Sep 30, 2007 Leadership, Sunday Nation

Silly little armies wearing shukas and carrying bows and arrows. People being attacked simply because they dare to stand for election. Rent-a-mob tit-for-tat protests. Idiots clapping and jeering as they burn effigies. Threats and counter-threats. Banned rallies. Insults and abuse.

What a childish general-election campaign we seem to have in store. It is extremely worrying when people who wish to lead you – and in some cases, have already led you for decades – turn out to have thoughts no higher than those of the brutish schoolboy playing in the dust.

Is that not what aggressive little boys, suffering from a surfeit of hormones, do when threatened? Don’t come to my territory, or I will hit you. Look at all my weapons and my toy soldiers. I’ll get all my friends to shout at you. Mine is bigger than yours. That is the language and the behaviour of the (male) schoolyard. And also, it would appear, of the yard in which our politicians play as grown men.

What a shame it is, and what an example it sets to the real schoolboys. The job of leaders is to take the high ground; to engage in elevated thinking; to unleash ideas that transform lives. Here, leaders seem ready to dig ever lower; to demonstrate base emotions; and to take us farther and farther away from the world of ideas.

What a shame it is also that in this century of knowledge, innovation, technology and globalisation, we choose to deal in bows and arrows, clubs and catapults. Kenya needs to become a showground of new thinking, modern management and innovative models for society. Instead, some choose to keep us stuck in the old world of tribal chiefdoms where all non-kinsmen were ‘strangers’ and potential cattle-rustlers and had to be repulsed by all means.

This is not an indictment of any one side or any one politician. The problem is more serious than that. The poison is on all sides of the political spectrum. There is no tolerance or acceptance of the fact that in a free country it is anyone’s right to campaign in any part of the country. That no-one has the right to maintain or encourage armed mobs. That debate and argument is actually good for us – if we discuss the right things.

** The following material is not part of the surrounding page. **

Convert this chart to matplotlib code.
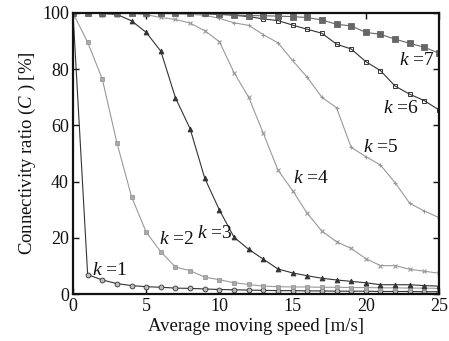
import matplotlib
matplotlib.use("Agg")
import matplotlib.pyplot as plt
import numpy as np

plt.rcParams['font.family'] = ['Liberation Serif', 'DejaVu Serif']
plt.rcParams['mathtext.fontset'] = 'custom'
plt.rcParams['mathtext.it'] = 'Liberation Serif:italic'
plt.rcParams['mathtext.rm'] = 'Liberation Serif'

speed = list(range(26))
k1 = [100, 6.9, 5.0, 3.7, 3.0, 2.6, 2.4, 2.1, 2.0, 1.8, 1.6, 1.5, 1.4, 1.3, 1.2, 1.2, 1.1, 1.1, 1.0, 1.0, 1.0, 0.9, 0.9, 0.9, 0.8, 0.8]
k2 = [100, 89.6, 76.5, 53.8, 34.6, 22.0, 15.0, 9.6, 8.3, 6.0, 5.1, 4.0, 3.4, 2.8, 2.6, 2.5, 2.5, 2.4, 2.4, 2.3, 2.3, 2.2, 2.2, 2.1, 2.1, 2.0]
k3 = [100, 100, 99.8, 99.5, 97.2, 93.1, 86.4, 69.8, 58.8, 41.2, 29.9, 20.2, 15.9, 12.4, 8.9, 7.5, 6.5, 5.6, 5.0, 4.5, 4.0, 3.3, 3.3, 3.3, 3.0, 2.8]
k4 = [100, 100, 100, 100, 99.8, 99.4, 98.4, 97.7, 96.4, 93.7, 89.8, 78.8, 70.0, 57.2, 44.1, 36.8, 28.7, 22.4, 18.6, 16.2, 12.6, 10.1, 10.1, 8.8, 8.1, 7.4]
k5 = [100, 100, 100, 100, 100, 100, 99.8, 99.7, 99.5, 99.2, 98.1, 96.5, 95.6, 92.3, 89.4, 83.1, 77.1, 70.0, 66.3, 52.2, 48.9, 45.9, 39.6, 32.3, 29.5, 27.2]
k6 = [100, 100, 100, 100, 100, 100, 100, 100, 99.9, 99.7, 99.5, 99.2, 98.7, 97.9, 97.3, 95.7, 94.2, 92.8, 88.9, 87.2, 82.7, 79.5, 74.0, 71.1, 68.8, 65.5]
k7 = [100, 100, 100, 100, 100, 100, 100, 100, 100, 99.9, 99.7, 99.3, 99.1, 99.0, 98.9, 98.7, 98.4, 97.5, 96.0, 95.4, 93.1, 92.4, 90.7, 89.2, 87.8, 85.7]

labels = ['1', '2', '3', '4', '5', '6', '7']
label_pos = [(1.3, 8.5), (5.9, 19.5), (8.5, 21.5), (15.0, 41.0), (19.8, 52.0), (21.2, 66.0), (22.3, 83.0)]

dark = '#333333'
light = '#999999'
mid = '#666666'

fig = plt.figure(figsize=(4.49, 3.41), dpi=100)
ax = fig.add_axes([0.1626, 0.1378, 0.8151, 0.8241])

ax.plot(speed, k1, color=dark, lw=0.8, marker='o', ms=3.5, mfc='#bbbbbb', mec=dark, mew=0.6)
ax.plot(speed, k2, color=light, lw=0.8, marker='s', ms=3, mfc='#aaaaaa', mec=light, mew=0.6)
ax.plot(speed, k3, color=dark, lw=0.8, marker='^', ms=3.5, mfc=dark, mec=dark, mew=0.6)
ax.plot(speed, k4, color=light, lw=0.8, marker='x', ms=3.5, mec=light, mew=0.8)
ax.plot(speed, k5, color=light, lw=0.8, marker='+', ms=3.5, mec=light, mew=0.8)
ax.plot(speed, k6, color=dark, lw=0.8, marker='s', ms=3.5, mfc='none', mec=dark, mew=0.7)
ax.plot(speed, k7, color=mid, lw=0.8, marker='s', ms=4, mfc=mid, mec=mid, mew=0.6)

for lab, (lx, ly) in zip(labels, label_pos):
    ax.text(lx, ly, r'$k$ =' + lab, fontsize=14, color='#111111', va='center', ha='left')

ax.set_xlim(0, 25)
ax.set_ylim(0, 100)
ax.set_xticks([0, 5, 10, 15, 20, 25])
ax.set_yticks([0, 20, 40, 60, 80, 100])
ax.tick_params(direction='in', top=True, right=True, labelsize=13, length=4, width=1, colors='#111111', pad=3)
for s in ax.spines.values():
    s.set_linewidth(1.6)
    s.set_color('#111111')
ax.set_xlabel('Average moving speed [m/s]', fontsize=13.5, color='#111111', labelpad=2)
ax.set_ylabel(r'Connectivity ratio ($C$ ) [%]', fontsize=13.5, color='#111111', labelpad=3)

fig.savefig('out.png', dpi=100)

Elections are great opportunities to engage in debate about the soul of our nation. What are we, and what do we stand for? What do we aspire to become? What beliefs guide us? What is our long-term mission, and what do we need to do to achieve it? What actions must we prioritise?

Are there any more important questions than those for this country at this point in its history? For most of us, the progress of the nation – material and moral – transcends all other issues.

Elections should be the marketplace in which voters compare the ‘products’ and ‘prices’ of competing sellers, and make judicious choices. The ‘product’ we are interested in is the set of ideas and action sequences that will take the nation to a better place in the shortest time. The ‘price’ is what we have to forgo in order to get there.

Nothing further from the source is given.